Recorded data>
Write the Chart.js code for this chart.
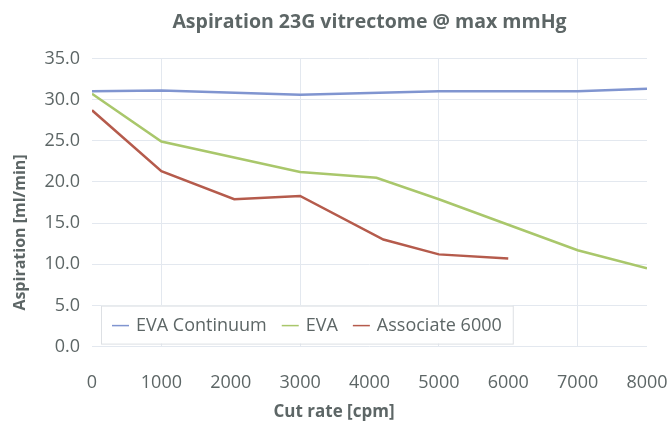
<!DOCTYPE html>
<html>
<head>
<meta charset="utf-8">
<script src="https://cdn.jsdelivr.net/npm/chart.js@4"></script>
<style>
    body { margin: 0; background: #fff; }
    #wrap { width: 668px; height: 422px; }
</style>
</head>
<body>
<div id="wrap"><canvas id="aspChart"></canvas></div>
<script>
// cut rate (cpm) and aspiration (ml/min)
const contX = [0, 1000, 3000, 5000, 7000, 8000];
const contY = [31.0, 31.1, 30.6, 31.0, 31.0, 31.3];

const evaX = [0, 1000, 3000, 4100, 5000, 6000, 7000, 8000];
const evaY = [30.7, 24.9, 21.2, 20.5, 17.9, 14.8, 11.7, 9.5];

const assocX = [0, 1000, 2050, 3000, 4200, 5000, 6000];
const assocY = [28.7, 21.3, 17.9, 18.3, 13.0, 11.2, 10.7];

const seriesNames = ['EVA Continuum', 'EVA', 'Associate 6000'];
const seriesColors = ['#8095d0', '#a9c76b', '#b55b4c'];

const yTitleText = 'Aspiration [ml/min]';

const textGray = '#5d6666';
const gridColor = '#e3e8ef';
const fontFam = '"Open Sans", sans-serif';

let toPoints = (xs, ys) => xs.map((x, i) => ({x: x, y: ys[i]}));

// legend box sitting inside the plot, bottom left
const boxLegend = {
    id: 'boxLegend',
    afterDraw(chart) {
        const ctx = chart.ctx;
        const area = chart.chartArea;
        const h = 38;
        const left = area.left + 9;
        const top = area.bottom - 3 - h;
        ctx.save();
        ctx.font = '18px ' + fontFam;
        let widths = seriesNames.map((n) => ctx.measureText(n).width);
        let lineLen = 17, gapA = 7, gapB = 15, pad = 11;
        let w = pad * 2 + widths.reduce((a, b) => a + b, 0) + seriesNames.length * (lineLen + gapA) + (seriesNames.length - 1) * gapB;
        ctx.fillStyle = '#fff';
        ctx.fillRect(left, top, w, h);
        ctx.strokeStyle = '#dde0e4';
        ctx.lineWidth = 1;
        ctx.strokeRect(left + 0.5, top + 0.5, w, h);
        let x = left + pad;
        let cy = top + h / 2 + 1;
        ctx.textBaseline = 'middle';
        seriesNames.forEach((name, i) => {
            ctx.strokeStyle = seriesColors[i];
            ctx.lineWidth = 1.5;
            ctx.beginPath();
            ctx.moveTo(x, cy);
            ctx.lineTo(x + lineLen, cy);
            ctx.stroke();
            x += lineLen + gapA;
            ctx.fillStyle = textGray;
            ctx.fillText(name, x, cy);
            x += widths[i] + gapB;
        });
        ctx.restore();
    }
};

// y axis title sits a bit below the middle of the plot in the original
const yTitle = {
    id: 'yTitle',
    afterDraw(chart) {
        const ctx = chart.ctx;
        const area = chart.chartArea;
        ctx.save();
        ctx.translate(20, (area.top + area.bottom) / 2 + 30);
        ctx.rotate(-Math.PI / 2);
        ctx.font = 'bold 16px ' + fontFam;
        ctx.fillStyle = textGray;
        ctx.textAlign = 'center';
        ctx.textBaseline = 'middle';
        ctx.fillText(yTitleText, 0, 0);
        ctx.restore();
    }
};

let aspChart = new Chart(document.getElementById('aspChart').getContext('2d'), {
    type: 'line',
    data: {
        datasets: [contX, evaX, assocX].map((xs, i) => ({
            label: seriesNames[i],
            data: toPoints(xs, [contY, evaY, assocY][i]),
            borderColor: seriesColors[i],
            backgroundColor: seriesColors[i],
            borderWidth: 2.5,
            pointRadius: 0,
            tension: 0,
            fill: false,
        }))
    },
    options: {
        responsive: true,
        maintainAspectRatio: false,
        animation: false,
        layout: {
            padding: 0
        },
        plugins: {
            legend: { display: false },
            tooltip: { enabled: false },
            title: {
                display: true,
                fullSize: false, // centre over the plot
                text: 'Aspiration 23G vitrectome @ max mmHg',
                color: textGray,
                font: { family: fontFam, size: 19.5, weight: 'bold' },
                padding: { top: 11, bottom: 24 },
            },
            // x axis title, centred on the whole canvas like the original
            subtitle: {
                display: true,
                position: 'bottom',
                text: 'Cut rate [cpm]',
                color: textGray,
                font: { family: fontFam, size: 17, weight: 'bold' },
                padding: { top: 0, bottom: 0 },
            },
        },
        scales: {
            x: {
                type: 'linear',
                min: 0,
                max: 8000,
                border: { display: false },
                grid: {
                    // only the odd thousands carry a line
                    color: (c) => (c.tick && c.tick.value % 2000 === 1000) ? gridColor : 'rgba(0,0,0,0)',
                    drawTicks: false,
                },
                ticks: {
                    stepSize: 1000,
                    color: textGray,
                    font: { family: fontFam, size: 18 },
                    padding: 25,
                    maxRotation: 0,
                    callback: (v) => String(v),
                },
                afterFit: (scale) => {
                    scale.height = 55;
                    // the tick padding should not push the plot in from the right
                    scale.paddingLeft = 0;
                    scale.paddingRight = 21;
                },
            },
            y: {
                min: 0,
                max: 35,
                border: { display: false },
                grid: {
                    color: gridColor,
                    drawTicks: false,
                },
                ticks: {
                    stepSize: 5,
                    color: textGray,
                    font: { family: fontFam, size: 18 },
                    padding: 12,
                    callback: (v) => v.toFixed(1),
                },
                afterFit: (scale) => { scale.width = 92; },
            }
        }
    },
    plugins: [boxLegend, yTitle],
});
</script>
</body>
</html>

Task details>
The lines from the top of the data above through the one holding "let toPoints = (xs, ys)" are to be repeated exactly, and only those, with no pictures.

Response to this exercise>
Write the Chart.js code for this chart.
<!DOCTYPE html>
<html>
<head>
<meta charset="utf-8">
<script src="https://cdn.jsdelivr.net/npm/chart.js@4"></script>
<style>
    body { margin: 0; background: #fff; }
    #wrap { width: 668px; height: 422px; }
</style>
</head>
<body>
<div id="wrap"><canvas id="aspChart"></canvas></div>
<script>
// cut rate (cpm) and aspiration (ml/min)
const contX = [0, 1000, 3000, 5000, 7000, 8000];
const contY = [31.0, 31.1, 30.6, 31.0, 31.0, 31.3];

const evaX = [0, 1000, 3000, 4100, 5000, 6000, 7000, 8000];
const evaY = [30.7, 24.9, 21.2, 20.5, 17.9, 14.8, 11.7, 9.5];

const assocX = [0, 1000, 2050, 3000, 4200, 5000, 6000];
const assocY = [28.7, 21.3, 17.9, 18.3, 13.0, 11.2, 10.7];

const seriesNames = ['EVA Continuum', 'EVA', 'Associate 6000'];
const seriesColors = ['#8095d0', '#a9c76b', '#b55b4c'];

const yTitleText = 'Aspiration [ml/min]';

const textGray = '#5d6666';
const gridColor = '#e3e8ef';
const fontFam = '"Open Sans", sans-serif';

let toPoints = (xs, ys) => xs.map((x, i) => ({x: x, y: ys[i]}));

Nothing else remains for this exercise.